Output: This will output the solution x that satisfies the equation Ax=b. It will be a vector array of length n.
Usage/Example:
In our main function we want to create a two dimension vector array a, vector array b, vector array x0 as a guess, use 15 for maxiter, and .0001 for tol.
#include<vector>
#include<iostream>
int main(void)
{
int n = 3;
std::vector<double> b(n);
std::vector<double> x(n);
std::vector<std::vector<double>> a(n, std::vector<double>(n))
a[0][0] = 7.0
a[0][1] = 3.0
a[0][2] = 1.0
a[1][0] = 3.0
a[1][1] = 10.0
a[1][2] = 2.0
a[2][0] = 1.0
a[2][1] = 2.0
a[2][2] = 15.0
b[0] = 11.0
b[1] = 15.0
b[2] = 18.0
for (int i = 0; i < x.size(); i++)
{
x[i] = 0.0; //Our guess will be a vector of zeros
}
std::cout << conGrad(a, b, x, 15, .0001) << std::endl;
return 0;
}
You have created
a = [[7.0, 3.0, 1.0],
[3.0, 10.0, 2.0],
[1.0, 2.0, 15.0]]
b = [11.0, 15.0, 18.0]
Our output for the Conjugate Gradient method will be
[0.9999641037446935, 1.0000164852836104, 0.999989210187439]

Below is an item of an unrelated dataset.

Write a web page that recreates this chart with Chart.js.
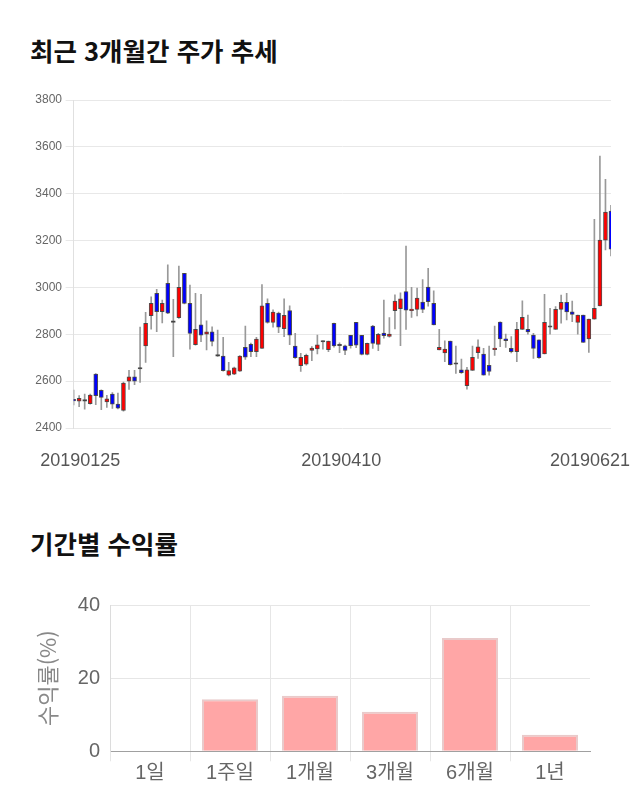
<!DOCTYPE html>
<html lang="ko">
<head>
<meta charset="utf-8">
<title>주가 추세 / 기간별 수익률</title>
<script src="https://cdn.jsdelivr.net/npm/chart.js@4.4.1/dist/chart.umd.min.js"></script>
<style>
    html, body { margin: 0; padding: 0; background: #fff; }
    body { width: 640px; height: 810px; position: relative; overflow: hidden; }
    .titulo {
        position: absolute; left: 30px;
        font-family: 'Noto Sans CJK KR', sans-serif; font-weight: bold;
        font-size: 25.5px; line-height: 30px; color: #111;
    }
    .caja { position: absolute; left: 0; width: 640px; }
</style>
</head>
<body>
<div class="titulo" style="top:35px">최근 3개월간 주가 추세</div>
<div class="caja" style="top:80px;height:400px"><canvas id="chart-precio"></canvas></div>

<div class="titulo" style="top:528px">기간별 수익률</div>
<div class="caja" style="top:583px;height:227px"><canvas id="chart-retorno"></canvas></div>

<script>
// ============================================
// Datos
// ============================================

// Velas diarias (20190125 ~ 20190621)
const aperturas = [
    2522, 2515, 2515, 2504, 2630, 2561, 2511, 2545, 2502, 2475,
    2600, 2618, 2652, 2750, 2879, 2975, 2897, 3018, 2851, 2871,
    3060, 2932, 2756, 2840, 2800, 2811, 2707, 2707, 2625, 2630,
    2643, 2744, 2757, 2726, 2740, 2932, 2851, 2891, 2824, 2901,
    2750, 2666, 2672, 2731, 2738, 2767, 2734, 2847, 2751, 2751,
    2796, 2851, 2796, 2714, 2835, 2757, 2805, 2791, 2901, 2909,
    2982, 2901, 2906, 2937, 3002, 2932, 2733, 2720, 2771, 2672,
    2648, 2581, 2646, 2721, 2716, 2667, 2734, 2852, 2781, 2740,
    2726, 2821, 2821, 2797, 2776, 2716, 2830, 2821, 2906, 2936,
    2896, 2851, 2882, 2780, 2865, 2921, 3202, 3326
];
const maximos = [
    2562, 2538, 2545, 2545, 2632, 2563, 2539, 2551, 2549, 2596,
    2646, 2646, 2831, 2894, 2960, 2992, 2946, 3096, 2949, 3091,
    3060, 3010, 2975, 2971, 2857, 2832, 2818, 2787, 2680, 2660,
    2709, 2835, 2762, 2787, 3012, 2951, 2904, 2895, 2951, 2921,
    2804, 2719, 2715, 2747, 2797, 2772, 2771, 2848, 2764, 2754,
    2796, 2851, 2796, 2762, 2838, 2804, 2946, 2871, 2968, 2977,
    3177, 3000, 2997, 3034, 3082, 2986, 2821, 2772, 2771, 2750,
    2694, 2659, 2750, 2776, 2740, 2750, 2835, 2853, 2801, 2790,
    2851, 2943, 2882, 2804, 2776, 2971, 2911, 2918, 2967, 2975,
    2942, 2882, 2882, 2865, 3291, 3561, 3461, 3350
];
const minimos = [
    2498, 2491, 2480, 2502, 2500, 2478, 2488, 2484, 2481, 2472,
    2565, 2585, 2595, 2680, 2822, 2811, 2848, 2888, 2704, 2868,
    2930, 2737, 2754, 2768, 2733, 2750, 2705, 2643, 2622, 2628,
    2641, 2693, 2704, 2704, 2740, 2847, 2830, 2807, 2790, 2756,
    2697, 2641, 2668, 2687, 2716, 2736, 2726, 2745, 2721, 2713,
    2741, 2743, 2712, 2712, 2740, 2730, 2783, 2788, 2823, 2751,
    2821, 2872, 2878, 2892, 2920, 2840, 2733, 2683, 2668, 2633,
    2633, 2566, 2646, 2697, 2625, 2625, 2710, 2747, 2744, 2720,
    2683, 2821, 2800, 2697, 2697, 2716, 2801, 2821, 2847, 2861,
    2854, 2801, 2765, 2723, 2865, 2921, 3160, 3134
];
const cierres = [
    2516, 2527, 2515, 2541, 2538, 2531, 2525, 2502, 2485, 2592,
    2618, 2600, 2652, 2847, 2932, 2897, 2932, 2890, 2851, 3000,
    2932, 2804, 2821, 2796, 2811, 2770, 2707, 2645, 2645, 2657,
    2707, 2702, 2726, 2780, 2921, 2851, 2895, 2830, 2881, 2796,
    2700, 2702, 2710, 2741, 2755, 2767, 2771, 2750, 2751, 2731,
    2751, 2754, 2714, 2761, 2761, 2800, 2794, 2801, 2942, 2951,
    2903, 2908, 2955, 2906, 2939, 2840, 2744, 2737, 2670, 2672,
    2636, 2648, 2702, 2746, 2625, 2641, 2741, 2780, 2773, 2726,
    2821, 2872, 2810, 2740, 2700, 2851, 2830, 2906, 2936, 2895,
    2885, 2882, 2765, 2865, 2911, 3202, 3322, 3163
];

// Etiquetas del eje X (posición en índice de vela)
const fechasEje = ['20190125', '20190410', '20190621'];
const posFechasEje = [1.2, 48.3, 93.2];

// Rango del eje Y del precio
const precioMin = 2400;
const precioMax = 3800;
const precioPaso = 200;

// Rentabilidad por período
const periodos = ['1일', '1주일', '1개월', '3개월', '6개월', '1년'];
const rentabilidad = [0, 14.2, 15.2, 10.8, 31.0, 4.5];

// ============================================
// Gráfico de velas (barras flotantes)
// ============================================

function colorVela(i) {
    if (cierres[i] > aperturas[i]) return '#ff0000';
    if (cierres[i] < aperturas[i]) return '#0000ff';
    return '#333333';
}

const cuerpos = aperturas.map((o, i) => ({ x: i, y: [o, cierres[i]] }));
const mechas = maximos.map((h, i) => ({ x: i, y: [minimos[i], h] }));

const ctxPrecio = document.getElementById('chart-precio');
new Chart(ctxPrecio, {
    type: 'bar',
    data: {
        datasets: [
            {
                // cuerpos primero: se dibujan encima de las mechas
                data: cuerpos,
                backgroundColor: cuerpos.map((_, i) => colorVela(i)),
                borderColor: 'rgba(50, 50, 50, 0.85)',
                borderWidth: 1,
                borderSkipped: false,
                barThickness: 4,
                minBarLength: 1.5
            },
            {
                data: mechas,
                backgroundColor: '#999999',
                borderWidth: 0,
                barThickness: 1
            }
        ]
    },
    options: {
        responsive: true,
        maintainAspectRatio: false,
        animation: false,
        grouped: false,
        layout: { padding: { left: 0, right: 29, top: 20, bottom: 0 } },
        plugins: {
            legend: { display: false },
            tooltip: { enabled: false }
        },
        scales: {
            x: {
                type: 'linear',
                min: 0,
                max: aperturas.length - 1,
                offset: false,
                // sin rejilla; el largo de marca sólo separa las etiquetas
                grid: { display: false, drawTicks: true, tickLength: 22 },
                border: { display: false },
                afterBuildTicks: (s) => { s.ticks = posFechasEje.map(v => ({ value: v })); },
                afterFit: (s) => { s.height = 52; },
                ticks: {
                    autoSkip: false,
                    maxRotation: 0,
                    padding: 0,
                    color: '#555',
                    font: { family: 'Liberation Sans, sans-serif', size: 18 },
                    callback: (v) => {
                        const k = posFechasEje.indexOf(v);
                        return k >= 0 ? fechasEje[k] : '';
                    }
                }
            },
            y: {
                min: precioMin,
                max: precioMax,
                afterFit: (s) => { s.width = 73.6; },
                grid: { color: '#e8e8e8', tickLength: 8 },
                border: { color: '#e0e0e0' },
                ticks: {
                    stepSize: precioPaso,
                    padding: 3.6,
                    color: '#666',
                    font: { family: 'Liberation Sans, sans-serif', size: 12 },
                    callback: (v) => String(v)
                }
            }
        }
    }
});

// ============================================
// Gráfico de rentabilidad por período
// ============================================

const ctxRetorno = document.getElementById('chart-retorno');
new Chart(ctxRetorno, {
    type: 'bar',
    data: {
        labels: periodos,
        datasets: [{
            data: rentabilidad,
            backgroundColor: '#ffa6a6',
            borderColor: '#e9caca',
            borderWidth: (c) => (c.raw === 0 ? 0 : 2),
            barPercentage: 0.7,
            categoryPercentage: 1
        }]
    },
    options: {
        responsive: true,
        maintainAspectRatio: false,
        animation: false,
        layout: { padding: { left: 0, right: 50, top: 0, bottom: 0 } },
        plugins: {
            legend: { display: false },
            tooltip: { enabled: false }
        },
        scales: {
            x: {
                afterFit: (s) => { s.height = 58.7; },
                grid: {
                    offset: true,
                    tickLength: 10,
                    // la línea del borde derecho no aparece en el original
                    color: (c) => (c.tick ? '#e6e6e6' : 'rgba(0,0,0,0)')
                },
                border: { color: '#a0a0a0' },
                ticks: {
                    padding: 0,
                    color: '#666',
                    font: { family: "Liberation Sans, 'Noto Sans CJK KR', sans-serif", size: 20 }
                }
            },
            y: {
                min: 0,
                max: 40,
                afterFit: (s) => { s.width = 110; },
                grid: {
                    drawTicks: false,
                    color: (c) => (c.tick && c.tick.value === 0 ? '#a0a0a0' : '#e6e6e6')
                },
                border: { color: '#dcdcdc' },
                title: {
                    display: true,
                    text: '수익률(%)',
                    color: '#888',
                    padding: { top: 34, bottom: 0 },
                    font: { family: "'Noto Sans CJK KR', sans-serif", size: 22 }
                },
                ticks: {
                    stepSize: 20,
                    padding: 10,
                    color: '#666',
                    font: { family: 'Liberation Sans, sans-serif', size: 20 }
                }
            }
        }
    }
});
</script>
</body>
</html>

Implementation/Code: The following is the code for conGrad(a, b, x0, maxiter, tol)
std::vector<double> conGrad(std::vector<std::vector<double>> a, std::vector<double> b, std::vector<double> x0, int maxiter, double tol)
{
int k = 0;
int n = b.size();
std::vector<double> x1 = x0;
std::vector<double> p0 = b;
std::vector<double> r0 = b;
int i,j;
double sum;
for (i = 0; i < n; i++)
{
sum = 0.0f;
for (j = 0; j < n; j++)
{
sum += a[i][j] * x0[j];
}
p0[i] -= sum;
r0[i] -= sum;
}
double delta0 = 0.0f;
double bdelta = 0.0f;
for (int i = 0; i < n; i++)
{
delta0 += p0[i] * p0[i];
bdelta += b[i] * b[i];
}
while (delta0 > ((tol * tol) - bdelta) && k < maxiter)
{
std::vector<double> s = b;
int i,j;
double sum;
#pragma omp parallel for shared(p0, a, s, n) private(i, j)
for (i = 0; i < n; i++)
{
s[i] = 0.0;
for (j = 0; j < n; j++)
{
s[i] += a[i][j] * p0[j];
}
}
double ynorm = 0.0f;
int i;
for (i = 0; i < n; i++)
{
ynorm += p0[i] * s[i];
}
double alpha = delta0 / ynorm;
int i;
for (i = 0; i < n; i++)
{
x1[i] = 0.0;
x1[i] = x0[i] + (p0[i] * alpha);
}
std::vector<double> r1 = b;
int i;
for (i = 0; i < n; i++)
{
r1[i] = r0[i] - (s[i] * alpha);
}
double delta1 = 0.0f;
int i;
for (i = 0; i < n; i++)
{
delta1 += r1[i] * r1[i];
}
std::vector<double> p1 = b;
int i;
for (i = 0; i < n; i++)
{
p1[i] = r1[i] + (p0[i] * (delta1/delta0));
}
k++;
int i;
for (i = 0; i < n; i++)
{
r0[i] = r1[i];
p0[i] = p1[i];
x0[i] = x1[i];
}
delta0 = delta1;
}
return x0;
}
Last Modified: December 2018